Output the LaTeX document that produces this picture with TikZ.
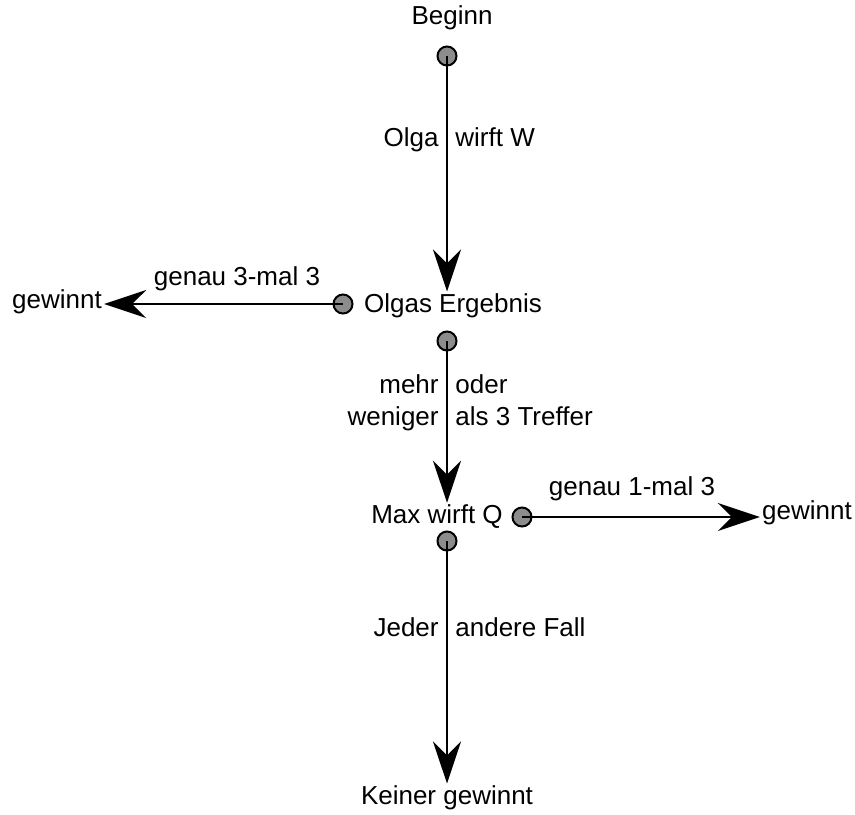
\documentclass[tikz,border=0pt]{standalone}
\usepackage{fontspec}
\setmainfont{Liberation Sans}
\usetikzlibrary{arrows.meta}

\tikzset{
  dot/.style={circle, draw=black, fill=gray!90, line width=1pt, minimum size=9.5pt, inner sep=0pt},
  txt/.style={inner sep=1pt, font=\fontsize{13}{15}\selectfont},
  flow/.style={line width=1pt, -{Stealth[length=21pt, width=14pt, inset=7pt]}},
}

\begin{document}
\begin{tikzpicture}[x=0.5pt, y=-0.5pt]
  \useasboundingbox (0,0) rectangle (855,814);

  % stations
  \node[txt] (beginn) at (452,18) {Beginn};
  \node[dot] (dbeginn) at (447,56) {};
  \node[txt] (olgas) at (453,306) {Olgas Ergebnis};
  \node[dot] (dolgasl) at (343,304) {};
  \node[dot] (dolgas) at (447,341) {};
  \node[txt] (max) at (437,517) {Max wirft Q};
  \node[dot] (dmaxr) at (522,517) {};
  \node[dot] (dmax) at (447,541) {};
  \node[txt] (winl) at (57,302) {gewinnt};
  \node[txt] (winr) at (807,513) {gewinnt};
  \node[txt] (keiner) at (447,798) {Keiner gewinnt};

  % edge labels
  \node[txt, anchor=base east] (olga) at (441,146) {Olga};
  \node[txt, anchor=base west] (wirft) at (453,146) {wirft W};
  \node[txt] (drei) at (237,279) {genau 3-mal 3};
  \node[txt, anchor=base east] (mehr) at (441,393) {mehr};
  \node[txt, anchor=base west] (oder) at (453,393) {oder};
  \node[txt, anchor=base east] (weniger) at (441,425) {weniger};
  \node[txt, anchor=base west] (treffer) at (453,425) {als 3 Treffer};
  \node[txt] (eins) at (632,489) {genau 1-mal 3};
  \node[txt, anchor=base east] (jeder) at (441,636) {Jeder};
  \node[txt, anchor=base west] (fall) at (453,636) {andere Fall};

  % arrows
  \draw[flow] (dbeginn.center) -- (dbeginn |- olgas.north);
  \draw[flow] (dolgasl.center) -- (dolgasl -| winl.east);
  \draw[flow] (dolgas.center) -- (dolgas |- max.north);
  \draw[flow] (dmaxr.center) -- (dmaxr -| winr.west);
  \draw[flow] (dmax.center) -- (dmax |- keiner.north);
\end{tikzpicture}
\end{document}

========

▶ [DESCRIPTION OF THE TASK]: Print the complete listing exactly as it stands, without its pictures.

▶ [RESPONSE TO THE EXERCISE]:
Output the LaTeX document that produces this picture with TikZ.
\documentclass[tikz,border=0pt]{standalone}
\usepackage{fontspec}
\setmainfont{Liberation Sans}
\usetikzlibrary{arrows.meta}

\tikzset{
  dot/.style={circle, draw=black, fill=gray!90, line width=1pt, minimum size=9.5pt, inner sep=0pt},
  txt/.style={inner sep=1pt, font=\fontsize{13}{15}\selectfont},
  flow/.style={line width=1pt, -{Stealth[length=21pt, width=14pt, inset=7pt]}},
}

\begin{document}
\begin{tikzpicture}[x=0.5pt, y=-0.5pt]
  \useasboundingbox (0,0) rectangle (855,814);

  % stations
  \node[txt] (beginn) at (452,18) {Beginn};
  \node[dot] (dbeginn) at (447,56) {};
  \node[txt] (olgas) at (453,306) {Olgas Ergebnis};
  \node[dot] (dolgasl) at (343,304) {};
  \node[dot] (dolgas) at (447,341) {};
  \node[txt] (max) at (437,517) {Max wirft Q};
  \node[dot] (dmaxr) at (522,517) {};
  \node[dot] (dmax) at (447,541) {};
  \node[txt] (winl) at (57,302) {gewinnt};
  \node[txt] (winr) at (807,513) {gewinnt};
  \node[txt] (keiner) at (447,798) {Keiner gewinnt};

  % edge labels
  \node[txt, anchor=base east] (olga) at (441,146) {Olga};
  \node[txt, anchor=base west] (wirft) at (453,146) {wirft W};
  \node[txt] (drei) at (237,279) {genau 3-mal 3};
  \node[txt, anchor=base east] (mehr) at (441,393) {mehr};
  \node[txt, anchor=base west] (oder) at (453,393) {oder};
  \node[txt, anchor=base east] (weniger) at (441,425) {weniger};
  \node[txt, anchor=base west] (treffer) at (453,425) {als 3 Treffer};
  \node[txt] (eins) at (632,489) {genau 1-mal 3};
  \node[txt, anchor=base east] (jeder) at (441,636) {Jeder};
  \node[txt, anchor=base west] (fall) at (453,636) {andere Fall};

  % arrows
  \draw[flow] (dbeginn.center) -- (dbeginn |- olgas.north);
  \draw[flow] (dolgasl.center) -- (dolgasl -| winl.east);
  \draw[flow] (dolgas.center) -- (dolgas |- max.north);
  \draw[flow] (dmaxr.center) -- (dmaxr -| winr.west);
  \draw[flow] (dmax.center) -- (dmax |- keiner.north);
\end{tikzpicture}
\end{document}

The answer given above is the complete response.